Scientists have recently made a groundbreaking discovery by creating the largest functional map of a brain to date, thanks to a mouse that watched clips from the movie “The Matrix.” This map consists of a diagram showcasing the wiring connecting 84,000 neurons as they transmit messages to one another.

Using a tiny piece of the mouse’s brain, about the size of a poppy seed, researchers were able to identify these neurons and trace their communication through branch-like fibers, totaling a surprising 500 million junctions known as synapses. The extensive dataset, published in the journal Nature, represents a significant step towards unraveling the complexities of how our brains operate. The data, presented in a 3D reconstruction and color-coded to distinguish various brain circuitry, is now accessible to scientists worldwide for further research and exploration.

Forrest Collman, a researcher at the Allen Institute for Brain Science in Seattle, expressed awe at the intricate details revealed by this study, likening the experience to observing images of galaxies. He emphasized the beauty and complexity evident in the actual neurons and the hundreds of millions of connections between them within just a small portion of a mouse’s brain.

The functionality of our brains, encompassing our thoughts, emotions, senses, speech, and movements, is attributed to neurons, or nerve cells, within the brain and how they communicate and activate one another. While scientists have long understood that signals move between neurons via axons and dendrites, utilizing synapses to jump to the next neuron, there is still much to learn about the neural networks responsible for specific tasks and how disruptions in this wiring may contribute to conditions such as Alzheimer’s, autism, and other disorders.

The project involved a global team of over 150 researchers who meticulously mapped neural connections resembling tangled pieces of spaghetti within the mouse brain region associated with vision. To kickstart the process, the researchers exposed the mouse to a variety of video clips, including snippets from sci-fi movies, sports, animation, and nature.

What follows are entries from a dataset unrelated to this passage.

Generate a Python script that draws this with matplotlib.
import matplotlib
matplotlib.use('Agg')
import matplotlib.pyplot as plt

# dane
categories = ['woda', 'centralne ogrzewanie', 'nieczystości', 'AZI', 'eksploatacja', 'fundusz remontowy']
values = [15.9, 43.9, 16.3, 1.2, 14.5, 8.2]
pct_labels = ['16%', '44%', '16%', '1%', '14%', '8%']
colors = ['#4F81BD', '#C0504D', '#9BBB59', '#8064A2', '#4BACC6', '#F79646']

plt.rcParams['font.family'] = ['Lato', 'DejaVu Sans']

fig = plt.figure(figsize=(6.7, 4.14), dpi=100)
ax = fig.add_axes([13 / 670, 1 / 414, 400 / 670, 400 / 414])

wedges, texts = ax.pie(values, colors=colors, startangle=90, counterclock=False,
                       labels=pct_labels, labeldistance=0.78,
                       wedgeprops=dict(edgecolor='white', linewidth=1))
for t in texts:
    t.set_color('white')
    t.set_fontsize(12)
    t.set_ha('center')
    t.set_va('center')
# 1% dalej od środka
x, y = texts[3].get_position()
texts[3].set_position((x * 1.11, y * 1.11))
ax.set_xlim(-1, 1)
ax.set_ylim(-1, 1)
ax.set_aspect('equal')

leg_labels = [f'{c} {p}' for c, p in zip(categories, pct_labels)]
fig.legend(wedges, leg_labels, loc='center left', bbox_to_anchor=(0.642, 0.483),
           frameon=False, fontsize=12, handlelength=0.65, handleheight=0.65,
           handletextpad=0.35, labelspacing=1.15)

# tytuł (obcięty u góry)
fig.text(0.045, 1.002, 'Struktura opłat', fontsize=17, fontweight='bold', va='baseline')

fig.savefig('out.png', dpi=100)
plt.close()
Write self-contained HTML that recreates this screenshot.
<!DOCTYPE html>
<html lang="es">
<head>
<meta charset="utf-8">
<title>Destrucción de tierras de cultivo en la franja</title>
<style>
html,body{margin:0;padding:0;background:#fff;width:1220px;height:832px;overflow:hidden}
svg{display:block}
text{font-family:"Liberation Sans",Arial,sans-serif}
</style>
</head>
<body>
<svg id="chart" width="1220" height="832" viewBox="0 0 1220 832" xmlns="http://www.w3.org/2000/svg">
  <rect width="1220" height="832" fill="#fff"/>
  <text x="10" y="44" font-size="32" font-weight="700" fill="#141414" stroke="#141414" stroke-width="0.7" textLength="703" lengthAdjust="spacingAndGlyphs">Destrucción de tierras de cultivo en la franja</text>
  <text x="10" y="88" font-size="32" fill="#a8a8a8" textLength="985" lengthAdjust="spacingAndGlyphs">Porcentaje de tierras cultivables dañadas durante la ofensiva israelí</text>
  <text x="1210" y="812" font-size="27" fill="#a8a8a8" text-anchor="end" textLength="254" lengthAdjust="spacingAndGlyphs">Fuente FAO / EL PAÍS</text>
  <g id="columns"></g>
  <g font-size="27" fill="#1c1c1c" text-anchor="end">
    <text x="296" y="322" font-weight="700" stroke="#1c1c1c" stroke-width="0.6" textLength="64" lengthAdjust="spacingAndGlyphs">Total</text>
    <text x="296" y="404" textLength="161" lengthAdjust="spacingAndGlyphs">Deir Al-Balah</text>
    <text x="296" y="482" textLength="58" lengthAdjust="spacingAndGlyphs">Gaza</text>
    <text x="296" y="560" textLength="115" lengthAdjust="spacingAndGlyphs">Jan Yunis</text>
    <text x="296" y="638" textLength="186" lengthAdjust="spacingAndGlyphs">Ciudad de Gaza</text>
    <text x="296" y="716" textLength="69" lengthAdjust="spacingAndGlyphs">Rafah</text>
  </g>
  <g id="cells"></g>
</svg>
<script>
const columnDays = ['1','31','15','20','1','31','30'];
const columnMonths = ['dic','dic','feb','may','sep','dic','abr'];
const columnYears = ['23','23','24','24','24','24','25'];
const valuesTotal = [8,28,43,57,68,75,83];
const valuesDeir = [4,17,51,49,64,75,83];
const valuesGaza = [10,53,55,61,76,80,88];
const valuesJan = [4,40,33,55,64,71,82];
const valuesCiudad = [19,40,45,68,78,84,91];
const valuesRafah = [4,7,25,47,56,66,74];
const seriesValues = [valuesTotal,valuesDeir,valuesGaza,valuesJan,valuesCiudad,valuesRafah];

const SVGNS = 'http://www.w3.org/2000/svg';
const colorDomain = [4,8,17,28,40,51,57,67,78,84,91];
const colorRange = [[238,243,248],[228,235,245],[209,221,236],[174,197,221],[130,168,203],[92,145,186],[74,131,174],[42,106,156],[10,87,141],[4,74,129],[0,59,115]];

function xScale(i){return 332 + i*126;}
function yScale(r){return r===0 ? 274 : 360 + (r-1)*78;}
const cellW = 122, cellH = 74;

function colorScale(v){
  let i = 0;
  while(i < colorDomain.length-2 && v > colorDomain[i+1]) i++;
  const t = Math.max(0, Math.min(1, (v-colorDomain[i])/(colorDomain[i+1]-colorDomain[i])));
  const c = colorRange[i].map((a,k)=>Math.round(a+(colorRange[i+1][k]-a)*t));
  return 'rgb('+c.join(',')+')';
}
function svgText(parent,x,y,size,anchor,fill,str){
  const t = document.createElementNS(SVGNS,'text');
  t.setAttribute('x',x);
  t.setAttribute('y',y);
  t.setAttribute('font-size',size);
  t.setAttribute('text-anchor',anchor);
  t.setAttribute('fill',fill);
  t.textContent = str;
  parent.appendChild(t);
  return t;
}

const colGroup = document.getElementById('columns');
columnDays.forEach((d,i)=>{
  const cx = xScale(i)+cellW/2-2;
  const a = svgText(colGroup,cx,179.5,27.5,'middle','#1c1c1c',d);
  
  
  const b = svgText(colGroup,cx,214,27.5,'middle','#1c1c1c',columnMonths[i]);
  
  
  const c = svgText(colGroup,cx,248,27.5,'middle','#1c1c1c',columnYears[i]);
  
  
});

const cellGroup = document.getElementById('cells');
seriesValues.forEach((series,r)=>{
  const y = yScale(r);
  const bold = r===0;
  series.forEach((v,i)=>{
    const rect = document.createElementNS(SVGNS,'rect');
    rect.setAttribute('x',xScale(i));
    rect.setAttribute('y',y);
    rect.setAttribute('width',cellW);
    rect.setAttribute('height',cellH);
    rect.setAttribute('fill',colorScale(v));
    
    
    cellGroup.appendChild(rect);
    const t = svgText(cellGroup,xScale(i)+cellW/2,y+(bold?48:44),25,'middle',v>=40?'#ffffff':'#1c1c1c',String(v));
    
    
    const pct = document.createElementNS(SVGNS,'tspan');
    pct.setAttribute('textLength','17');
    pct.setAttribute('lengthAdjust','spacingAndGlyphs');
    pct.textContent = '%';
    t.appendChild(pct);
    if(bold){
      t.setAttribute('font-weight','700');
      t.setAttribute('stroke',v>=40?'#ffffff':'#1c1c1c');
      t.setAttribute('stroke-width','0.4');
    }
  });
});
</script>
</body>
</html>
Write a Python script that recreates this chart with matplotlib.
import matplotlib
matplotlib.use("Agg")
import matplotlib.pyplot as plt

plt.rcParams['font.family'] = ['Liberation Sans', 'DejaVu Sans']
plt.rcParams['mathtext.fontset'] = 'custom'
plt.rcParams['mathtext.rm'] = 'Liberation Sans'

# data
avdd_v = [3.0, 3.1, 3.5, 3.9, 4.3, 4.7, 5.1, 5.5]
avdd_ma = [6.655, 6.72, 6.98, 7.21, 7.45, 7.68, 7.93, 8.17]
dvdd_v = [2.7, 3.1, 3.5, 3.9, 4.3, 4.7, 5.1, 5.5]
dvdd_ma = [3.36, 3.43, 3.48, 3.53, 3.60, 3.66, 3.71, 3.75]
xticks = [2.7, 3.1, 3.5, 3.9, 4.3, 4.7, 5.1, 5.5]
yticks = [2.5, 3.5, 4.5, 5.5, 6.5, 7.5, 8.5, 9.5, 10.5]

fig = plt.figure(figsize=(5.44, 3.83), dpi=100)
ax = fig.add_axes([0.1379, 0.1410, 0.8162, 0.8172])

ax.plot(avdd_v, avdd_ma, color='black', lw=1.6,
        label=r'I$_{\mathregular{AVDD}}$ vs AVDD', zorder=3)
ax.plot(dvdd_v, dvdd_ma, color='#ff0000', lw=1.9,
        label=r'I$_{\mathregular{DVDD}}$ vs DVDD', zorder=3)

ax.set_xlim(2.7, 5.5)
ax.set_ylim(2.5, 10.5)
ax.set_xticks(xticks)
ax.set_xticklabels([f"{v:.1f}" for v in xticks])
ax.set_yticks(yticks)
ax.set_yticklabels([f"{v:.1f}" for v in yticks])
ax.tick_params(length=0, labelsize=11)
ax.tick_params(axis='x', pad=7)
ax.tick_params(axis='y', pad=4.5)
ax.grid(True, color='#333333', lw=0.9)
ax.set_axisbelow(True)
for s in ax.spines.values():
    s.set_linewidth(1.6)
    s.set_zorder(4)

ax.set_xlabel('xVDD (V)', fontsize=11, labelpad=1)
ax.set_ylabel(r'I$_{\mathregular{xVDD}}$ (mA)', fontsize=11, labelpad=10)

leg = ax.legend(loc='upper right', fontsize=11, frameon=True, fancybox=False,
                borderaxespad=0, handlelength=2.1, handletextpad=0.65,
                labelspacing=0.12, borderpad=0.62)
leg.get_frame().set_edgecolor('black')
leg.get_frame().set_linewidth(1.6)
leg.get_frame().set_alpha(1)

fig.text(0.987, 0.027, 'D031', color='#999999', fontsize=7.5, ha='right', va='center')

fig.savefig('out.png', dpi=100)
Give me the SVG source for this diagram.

By leveraging a mouse genetically modified to have neurons that glow when active, researchers at Baylor College of Medicine utilized a laser-powered microscope to monitor the activity of individual cells in the mouse’s visual cortex as it processed the visual stimuli. Subsequently, the Allen Institute researchers meticulously analyzed the brain tissue, slicing it into over 25,000 ultra-thin layers and capturing nearly 100 million high-resolution images using electron microscopes. The data was then reconstructed in 3D to unveil the intricate network of fibers.

Princeton University researchers employed artificial intelligence to trace and color-code the wiring, with each individual wire distinguished by a unique color. This microscopic wiring, if laid out, would span over five kilometers. By aligning this anatomical data with the mouse’s brain activity during video viewing, researchers gained insights into the functionality of the neural circuitry.

The researchers believe that this mapping initiative serves as a foundational step, akin to the Human Genome Project, which paved the way for gene-based treatments. Mapping the entire mouse brain is the next ambitious objective. The technologies developed through this project offer a promising avenue for identifying abnormal connectivity patterns associated with brain disorders, potentially leading to new treatments in the future.

The Machine Intelligence from Cortical Networks (MICrONS) consortium, funded by the U.S. National Institutes of Health’s BRAIN Initiative and IARPA, has made significant strides in advancing our understanding of brain function. The publicly available dataset resulting from this project is poised to facilitate future discoveries and unlock the complexities of neural networks governing cognition and behavior.